Enquanto o presente parece insuportável e o futuro segue incerto, jovens americanos agora servem vinho tinto e festas onde todos já foram alguma coisa na vida passada
Bem-vindo ao século XXI, onde o velho jantar temático ganhou uma pitada de espiritismo freestyle e hipnose gourmet. Nos Estados Unidos, agora a moda é o “Past Life Regression Parties”: eventos onde os convidados, entre um risoto trufado e uma taça de Merlot, fecham os olhos e “acessam” suas vidas anteriores, geralmente com a ajuda de um terapeuta holístico ou, às vezes, apenas com uma playlist de harpa no Spotify. O mais curioso? Ninguém nunca foi camelô no Egito ou copeiro. Pelo o que eu estava pesquisando faz pouco tempo, todo mundo lembra de ter sido sacerdotisa celta, princesa etrusca ou general romano. A encarnação pobre, ao que parece, não reencarna em jantares.
Sob a ótica psicanalítica, o fenômeno não espanta. A ideia de que fomos “alguém especial” em outra vida é puro recalque. Freud talvez dissesse: o Eu moderno, esmagado pela falta de sentido, busca no passado inventado aquilo que não consegue sustentar no agora. Se o cotidiano exige boletos, burnout e B.O.s afetivos, por que não projetar grandeza numa era que ninguém pode checar? É como criar um currículo astral: “CEO em Atlântida, 500 a.C. — referência: Platão.”

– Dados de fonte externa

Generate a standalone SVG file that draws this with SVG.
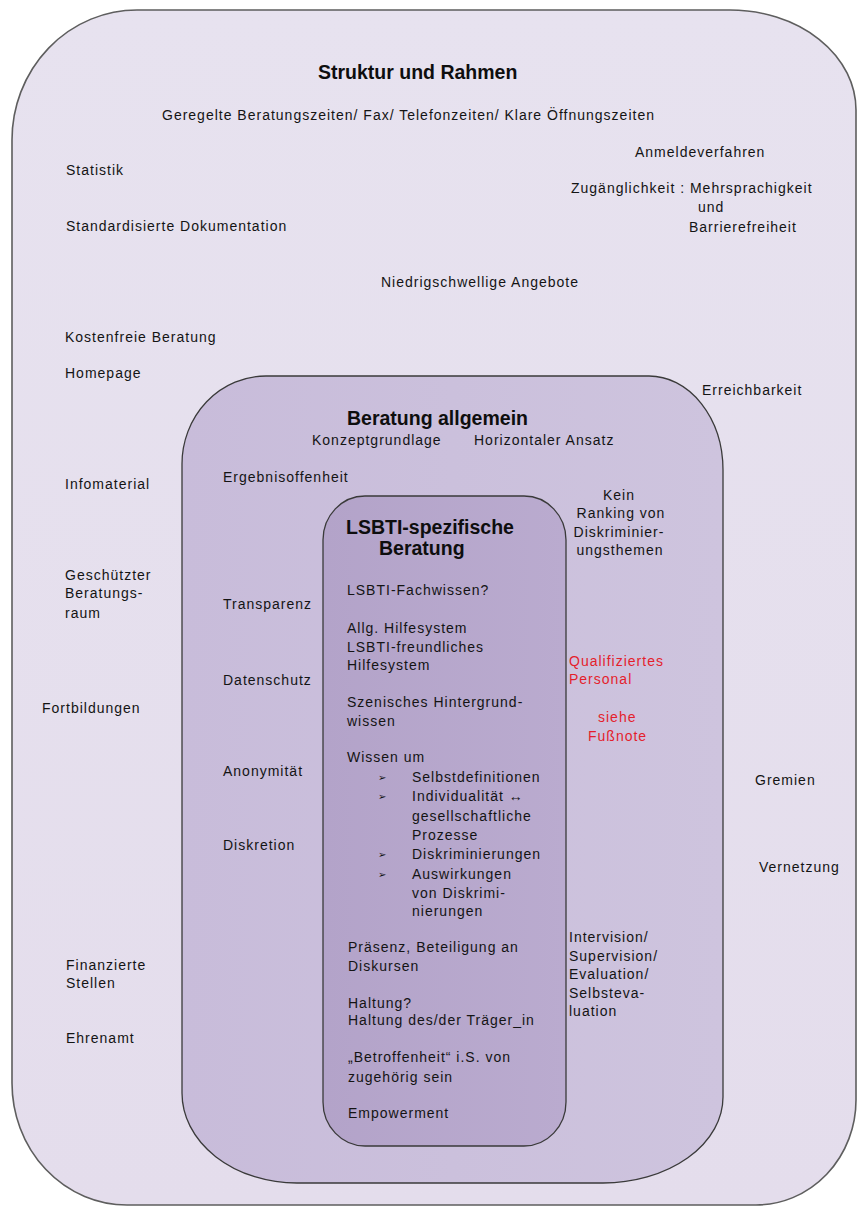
<svg xmlns="http://www.w3.org/2000/svg" width="857" height="1207" viewBox="0 0 857 1207">
<style>
  text { font-family: "Liberation Sans", Arial, sans-serif; font-size: 14px; letter-spacing: 1px; fill: #141414; }
  .title { font-size: 19.5px; font-weight: bold; letter-spacing: 0; fill: #0e0e0e; }
  .red { fill: #e41e2c; }
  .mid { text-anchor: middle; }
  .bul { font-family: "DejaVu Sans", sans-serif; font-size: 10px; letter-spacing: 0; }
  .box { stroke-linejoin: round; }
</style>
<defs>
  <linearGradient id="gOuter" x1="0" y1="0" x2="0" y2="1">
    <stop offset="0" stop-color="#e7e2ef"/>
    <stop offset="1" stop-color="#e4ddec"/>
  </linearGradient>
  <linearGradient id="gMid" x1="0" y1="0" x2="1" y2="0">
    <stop offset="0" stop-color="#c8bcda"/>
    <stop offset="0.5" stop-color="#cbc0dc"/>
    <stop offset="1" stop-color="#cec4de"/>
  </linearGradient>
  <linearGradient id="gIn" x1="0" y1="0" x2="1" y2="0">
    <stop offset="0" stop-color="#b3a3c9"/>
    <stop offset="1" stop-color="#baabcf"/>
  </linearGradient>
</defs>
<rect width="857" height="1207" fill="#ffffff"/>

<g id="node-struktur">
  <path class="box" d="M 137,10 H 730 A 126,100 0 0 1 856,110 V 1100 A 100,105 0 0 1 756,1205 H 127 A 115,122 0 0 1 12,1083 V 140 A 125,130 0 0 1 137,10 Z" fill="url(#gOuter)" stroke="#5e5e5e" stroke-width="1.6"/>
  <text class="title" x="318" y="79">Struktur und Rahmen</text>
  <text x="162" y="120">Geregelte Beratungszeiten/ Fax/ Telefonzeiten/ Klare Öffnungszeiten</text>
  <text x="635" y="157">Anmeldeverfahren</text>
  <text x="66" y="175">Statistik</text>
  <text x="571" y="193">Zugänglichkeit : Mehrsprachigkeit</text>
  <text x="698" y="212">und</text>
  <text x="689" y="232">Barrierefreiheit</text>
  <text x="66" y="231">Standardisierte Dokumentation</text>
  <text x="381" y="287">Niedrigschwellige Angebote</text>
  <text x="65" y="342">Kostenfreie Beratung</text>
  <text x="65" y="378">Homepage</text>
  <text x="702" y="395">Erreichbarkeit</text>
  <text x="65" y="489">Infomaterial</text>
  <text x="65" y="580">Geschützter</text>
  <text x="65" y="598">Beratungs-</text>
  <text x="65" y="618">raum</text>
  <text x="42" y="713">Fortbildungen</text>
  <text x="755" y="785">Gremien</text>
  <text x="759" y="872">Vernetzung</text>
  <text x="66" y="970">Finanzierte</text>
  <text x="66" y="988">Stellen</text>
  <text x="66" y="1043">Ehrenamt</text>
</g>

<g id="node-beratung-allgemein">
  <path class="box" d="M 266,376 H 649 A 74,94 0 0 1 723,470 V 1097 A 120,86 0 0 1 603,1183 H 297 A 115,90 0 0 1 182,1093 V 464 A 84,88 0 0 1 266,376 Z" fill="url(#gMid)" stroke="#3a3a3a" stroke-width="1.3"/>
  <text class="title" x="347" y="425">Beratung allgemein</text>
  <text x="312" y="445">Konzeptgrundlage</text>
  <text x="474" y="445">Horizontaler Ansatz</text>
  <text x="223" y="482">Ergebnisoffenheit</text>
  <text class="mid" x="619" y="500">Kein</text>
  <text class="mid" x="621" y="518">Ranking von</text>
  <text class="mid" x="619" y="537">Diskriminier-</text>
  <text class="mid" x="620" y="555">ungsthemen</text>
  <text x="223" y="609">Transparenz</text>
  <text x="223" y="685">Datenschutz</text>
  <text x="223" y="776">Anonymität</text>
  <text x="223" y="850">Diskretion</text>
  <text class="red" x="569" y="666">Qualifiziertes</text>
  <text class="red" x="569" y="684">Personal</text>
  <text class="red" x="598" y="722">siehe</text>
  <text class="red" x="588" y="741">Fußnote</text>
  <text x="569" y="942">Intervision/</text>
  <text x="569" y="961">Supervision/</text>
  <text x="569" y="979">Evaluation/</text>
  <text x="569" y="998">Selbsteva-</text>
  <text x="569" y="1016">luation</text>
</g>

<g id="node-lsbti">
  <rect class="box" x="323" y="496" width="243" height="650" rx="42" ry="44" fill="url(#gIn)" stroke="#3a3a3a" stroke-width="1.3"/>
  <text class="title" x="346" y="534">LSBTI-spezifische</text>
  <text class="title" x="379" y="555">Beratung</text>
  <text x="347" y="595">LSBTI-Fachwissen?</text>
  <text x="347" y="633">Allg. Hilfesystem</text>
  <text x="347" y="652">LSBTI-freundliches</text>
  <text x="347" y="670">Hilfesystem</text>
  <text x="347" y="707">Szenisches Hintergrund-</text>
  <text x="347" y="726">wissen</text>
  <text x="347" y="762">Wissen um</text>
  <text class="bul" x="378" y="781">➢</text>
  <text x="412" y="782">Selbstdefinitionen</text>
  <text class="bul" x="378" y="800">➢</text>
  <text x="412" y="801">Individualität ↔</text>
  <text x="412" y="821">gesellschaftliche</text>
  <text x="412" y="840">Prozesse</text>
  <text class="bul" x="378" y="858">➢</text>
  <text x="412" y="859">Diskriminierungen</text>
  <text class="bul" x="378" y="878">➢</text>
  <text x="412" y="879">Auswirkungen</text>
  <text x="412" y="898">von Diskrimi-</text>
  <text x="412" y="916">nierungen</text>
  <text x="348" y="952">Präsenz, Beteiligung an</text>
  <text x="348" y="971">Diskursen</text>
  <text x="348" y="1008">Haltung?</text>
  <text x="348" y="1025">Haltung des/der Träger_in</text>
  <text x="348" y="1062">„Betroffenheit“ i.S. von</text>
  <text x="348" y="1082">zugehörig sein</text>
  <text x="348" y="1118">Empowerment</text>
</g>

<g id="connectors"></g>
</svg>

Para Lacan, o sujeito está sempre em falta, em busca de um Outro que valide sua existência. E nada valida mais do que uma narrativa mística bem montada. Numa sociedade obcecada por storytelling e autenticidade, as festas de regressão oferecem uma espécie de selo espiritual de originalidade: “eu tenho uma história de alma, você tem só tem um perfil bombado no Instagram.” O desejo de ser interessante atravessa o tempo literalmente. Mas cuidado: desejar ser único em vidas passadas pode ser apenas o sintoma de um presente absolutamente desinteressante.
O que salta aos olhos é que essa busca pela transcendência continua passando por filtros de classe e estética. As memórias nunca incluem escravidão, fome ou luta de classes. É o misticismo da bolha: um espiritismo pós-moderno onde todos foram nobres e ninguém lavou banheiro na Revolução Industrial. Quando até a espiritualidade é curada com filtros, talvez o que estejamos tentando enterrar não seja o passado, mas o presente mesmo.
Ironias à parte, há algo comovente nesse esforço coletivo de reinvenção cósmica. Essas festas são, no fundo, rituais contemporâneos de pertencimento. Em vez de sentar no divã, preferem sentar à mesa e falar de vidas anteriores como se estivessem no grupo de terapia de Buda. No desespero por significado, topamos qualquer viagem, até mesmo a regressão. Talvez a pergunta que devêssemos fazer não seja “quem você foi?”, mas “por que o agora te parece tão insuficiente?”